Source code of charts:
* START *

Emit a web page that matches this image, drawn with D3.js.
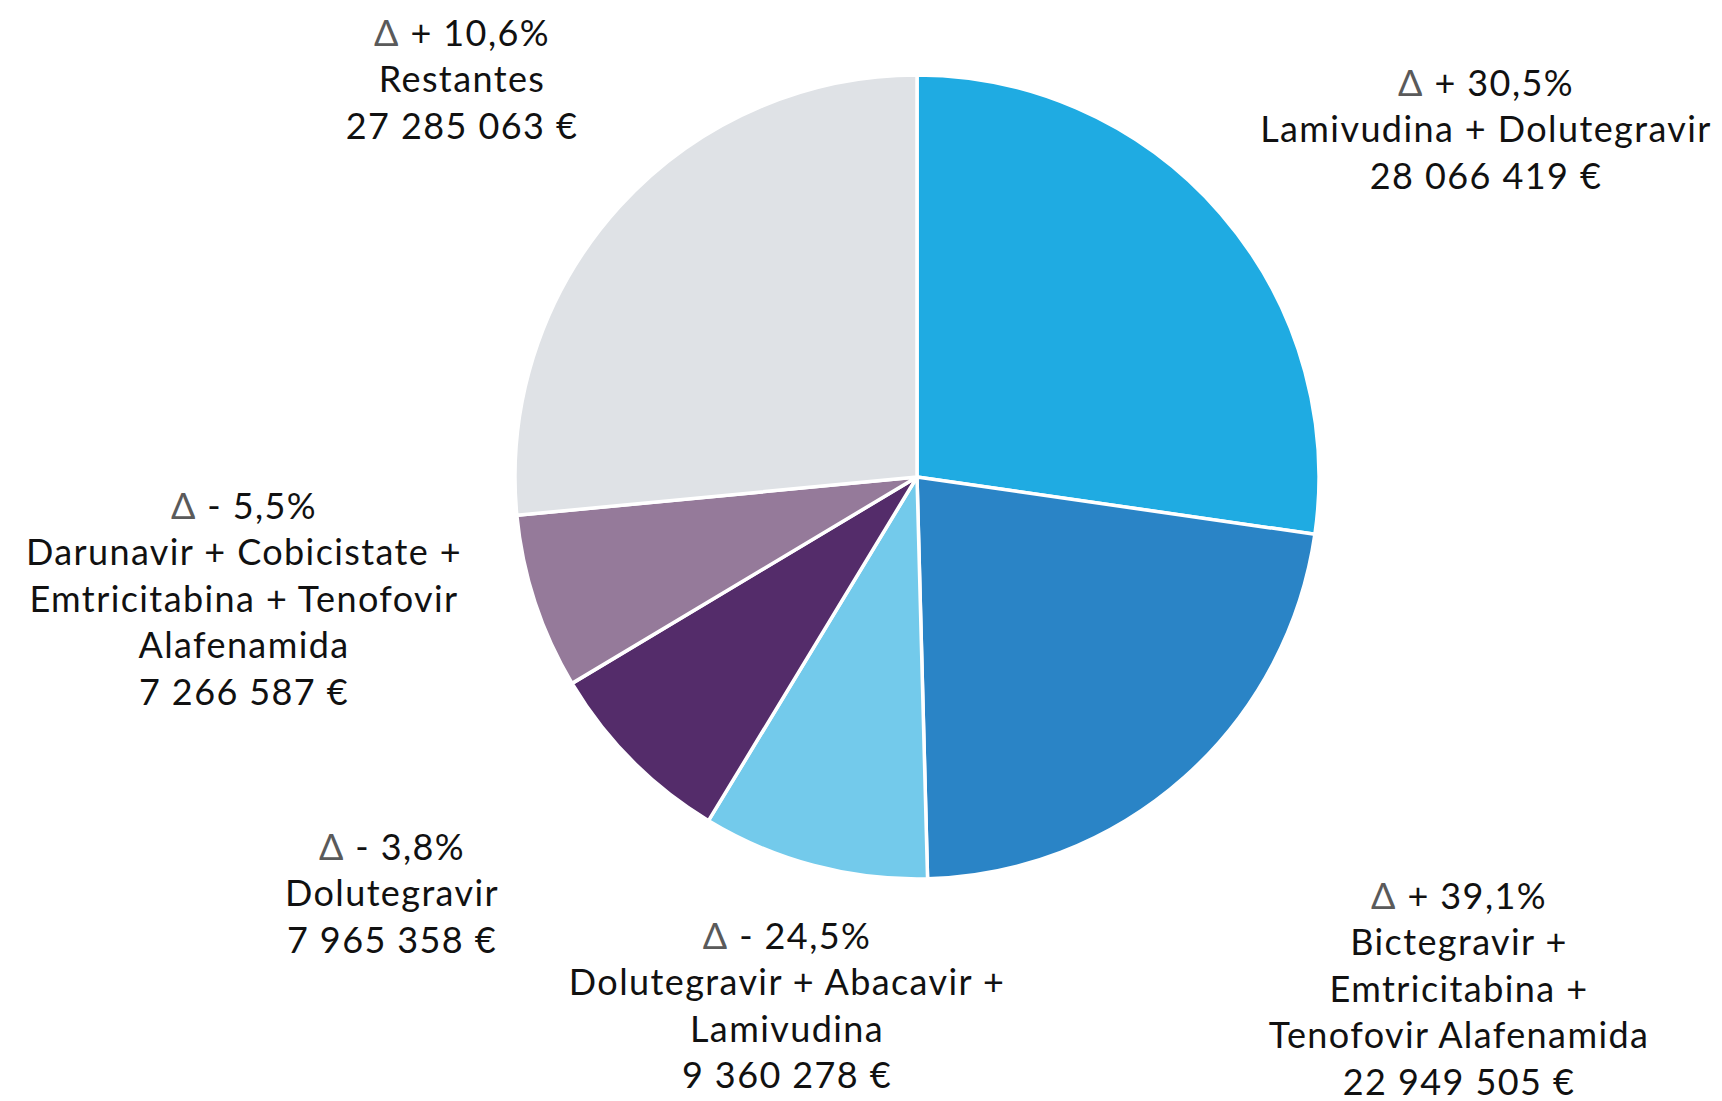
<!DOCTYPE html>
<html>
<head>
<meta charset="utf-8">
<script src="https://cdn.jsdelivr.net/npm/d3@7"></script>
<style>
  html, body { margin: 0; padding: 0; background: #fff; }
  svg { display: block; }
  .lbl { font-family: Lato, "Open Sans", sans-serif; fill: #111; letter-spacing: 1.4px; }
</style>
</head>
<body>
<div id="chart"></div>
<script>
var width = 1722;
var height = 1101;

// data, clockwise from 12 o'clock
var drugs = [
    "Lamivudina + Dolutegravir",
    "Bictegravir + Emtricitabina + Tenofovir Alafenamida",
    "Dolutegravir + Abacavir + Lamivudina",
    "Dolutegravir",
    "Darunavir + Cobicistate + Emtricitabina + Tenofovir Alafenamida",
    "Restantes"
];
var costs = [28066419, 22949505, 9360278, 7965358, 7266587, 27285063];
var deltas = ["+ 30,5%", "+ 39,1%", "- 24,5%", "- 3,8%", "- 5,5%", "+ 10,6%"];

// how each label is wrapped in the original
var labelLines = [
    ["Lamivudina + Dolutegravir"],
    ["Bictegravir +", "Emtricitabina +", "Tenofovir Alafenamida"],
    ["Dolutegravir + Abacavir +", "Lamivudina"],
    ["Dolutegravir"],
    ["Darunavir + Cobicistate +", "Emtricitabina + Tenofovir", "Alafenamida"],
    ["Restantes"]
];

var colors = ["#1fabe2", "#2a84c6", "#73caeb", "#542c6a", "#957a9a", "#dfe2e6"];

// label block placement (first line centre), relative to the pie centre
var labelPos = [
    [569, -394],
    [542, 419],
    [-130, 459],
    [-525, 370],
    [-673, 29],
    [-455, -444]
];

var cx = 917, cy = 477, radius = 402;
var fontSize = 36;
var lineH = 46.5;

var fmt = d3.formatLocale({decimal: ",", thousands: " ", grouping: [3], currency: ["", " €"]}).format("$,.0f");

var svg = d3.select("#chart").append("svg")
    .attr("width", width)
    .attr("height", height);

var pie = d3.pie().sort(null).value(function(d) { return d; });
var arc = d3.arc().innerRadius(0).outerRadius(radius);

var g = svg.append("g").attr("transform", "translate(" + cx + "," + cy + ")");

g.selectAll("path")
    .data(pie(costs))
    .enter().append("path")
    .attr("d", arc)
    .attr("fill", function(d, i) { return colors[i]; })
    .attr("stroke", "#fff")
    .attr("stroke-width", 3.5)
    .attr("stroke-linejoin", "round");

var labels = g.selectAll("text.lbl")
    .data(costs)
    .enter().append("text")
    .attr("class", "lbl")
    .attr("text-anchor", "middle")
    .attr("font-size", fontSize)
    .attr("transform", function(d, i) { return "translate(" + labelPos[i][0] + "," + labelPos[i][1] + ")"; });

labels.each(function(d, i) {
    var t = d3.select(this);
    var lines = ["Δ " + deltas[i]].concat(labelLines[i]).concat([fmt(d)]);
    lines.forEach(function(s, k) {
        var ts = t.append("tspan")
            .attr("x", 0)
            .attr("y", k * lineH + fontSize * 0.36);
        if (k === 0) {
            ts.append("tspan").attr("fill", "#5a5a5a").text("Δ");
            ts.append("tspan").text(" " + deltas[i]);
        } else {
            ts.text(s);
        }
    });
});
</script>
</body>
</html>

* END *
* START *

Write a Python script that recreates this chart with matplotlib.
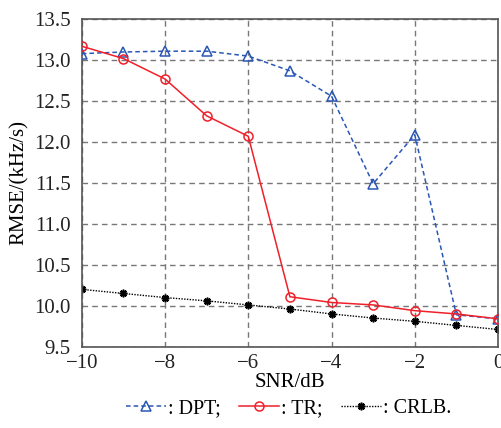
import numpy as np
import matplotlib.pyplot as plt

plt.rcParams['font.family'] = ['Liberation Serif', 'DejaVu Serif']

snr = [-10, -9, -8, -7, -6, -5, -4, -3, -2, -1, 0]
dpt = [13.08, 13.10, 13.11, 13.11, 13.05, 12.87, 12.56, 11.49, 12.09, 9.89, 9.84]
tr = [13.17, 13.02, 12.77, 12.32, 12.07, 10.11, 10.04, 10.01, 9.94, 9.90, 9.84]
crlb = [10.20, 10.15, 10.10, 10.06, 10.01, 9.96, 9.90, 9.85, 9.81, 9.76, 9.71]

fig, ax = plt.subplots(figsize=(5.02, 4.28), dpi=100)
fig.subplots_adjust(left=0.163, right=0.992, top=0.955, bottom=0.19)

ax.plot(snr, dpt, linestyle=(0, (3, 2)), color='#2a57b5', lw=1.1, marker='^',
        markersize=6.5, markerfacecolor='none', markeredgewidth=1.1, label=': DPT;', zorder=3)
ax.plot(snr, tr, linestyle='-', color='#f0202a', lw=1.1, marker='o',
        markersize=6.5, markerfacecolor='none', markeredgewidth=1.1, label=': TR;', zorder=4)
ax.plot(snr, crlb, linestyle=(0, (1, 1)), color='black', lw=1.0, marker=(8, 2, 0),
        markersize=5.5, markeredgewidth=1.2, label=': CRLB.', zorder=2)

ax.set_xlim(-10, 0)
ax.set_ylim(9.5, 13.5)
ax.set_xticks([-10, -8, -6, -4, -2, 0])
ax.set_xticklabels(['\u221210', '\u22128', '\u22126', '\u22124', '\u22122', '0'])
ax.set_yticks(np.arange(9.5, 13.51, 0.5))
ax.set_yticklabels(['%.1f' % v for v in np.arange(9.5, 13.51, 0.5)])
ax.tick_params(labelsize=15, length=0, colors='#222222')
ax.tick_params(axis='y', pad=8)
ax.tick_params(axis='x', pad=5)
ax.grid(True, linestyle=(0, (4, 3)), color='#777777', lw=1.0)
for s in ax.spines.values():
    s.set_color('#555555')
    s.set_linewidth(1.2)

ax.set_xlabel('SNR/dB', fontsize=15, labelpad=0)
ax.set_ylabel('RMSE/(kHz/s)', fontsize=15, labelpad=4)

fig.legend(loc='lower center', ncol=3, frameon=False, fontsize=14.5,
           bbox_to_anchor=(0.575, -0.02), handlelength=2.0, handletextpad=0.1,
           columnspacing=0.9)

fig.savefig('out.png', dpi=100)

* END *

### PROBLEM DESCRIPTION
Return exactly the lines from the one with "Write a Python" to the one with "s.set_linewidth(1.2)", both ends kept, and only those. Images are left out.

### ANSWER IN FULL
Write a Python script that recreates this chart with matplotlib.
import numpy as np
import matplotlib.pyplot as plt

plt.rcParams['font.family'] = ['Liberation Serif', 'DejaVu Serif']

snr = [-10, -9, -8, -7, -6, -5, -4, -3, -2, -1, 0]
dpt = [13.08, 13.10, 13.11, 13.11, 13.05, 12.87, 12.56, 11.49, 12.09, 9.89, 9.84]
tr = [13.17, 13.02, 12.77, 12.32, 12.07, 10.11, 10.04, 10.01, 9.94, 9.90, 9.84]
crlb = [10.20, 10.15, 10.10, 10.06, 10.01, 9.96, 9.90, 9.85, 9.81, 9.76, 9.71]

fig, ax = plt.subplots(figsize=(5.02, 4.28), dpi=100)
fig.subplots_adjust(left=0.163, right=0.992, top=0.955, bottom=0.19)

ax.plot(snr, dpt, linestyle=(0, (3, 2)), color='#2a57b5', lw=1.1, marker='^',
        markersize=6.5, markerfacecolor='none', markeredgewidth=1.1, label=': DPT;', zorder=3)
ax.plot(snr, tr, linestyle='-', color='#f0202a', lw=1.1, marker='o',
        markersize=6.5, markerfacecolor='none', markeredgewidth=1.1, label=': TR;', zorder=4)
ax.plot(snr, crlb, linestyle=(0, (1, 1)), color='black', lw=1.0, marker=(8, 2, 0),
        markersize=5.5, markeredgewidth=1.2, label=': CRLB.', zorder=2)

ax.set_xlim(-10, 0)
ax.set_ylim(9.5, 13.5)
ax.set_xticks([-10, -8, -6, -4, -2, 0])
ax.set_xticklabels(['\u221210', '\u22128', '\u22126', '\u22124', '\u22122', '0'])
ax.set_yticks(np.arange(9.5, 13.51, 0.5))
ax.set_yticklabels(['%.1f' % v for v in np.arange(9.5, 13.51, 0.5)])
ax.tick_params(labelsize=15, length=0, colors='#222222')
ax.tick_params(axis='y', pad=8)
ax.tick_params(axis='x', pad=5)
ax.grid(True, linestyle=(0, (4, 3)), color='#777777', lw=1.0)
for s in ax.spines.values():
    s.set_color('#555555')
    s.set_linewidth(1.2)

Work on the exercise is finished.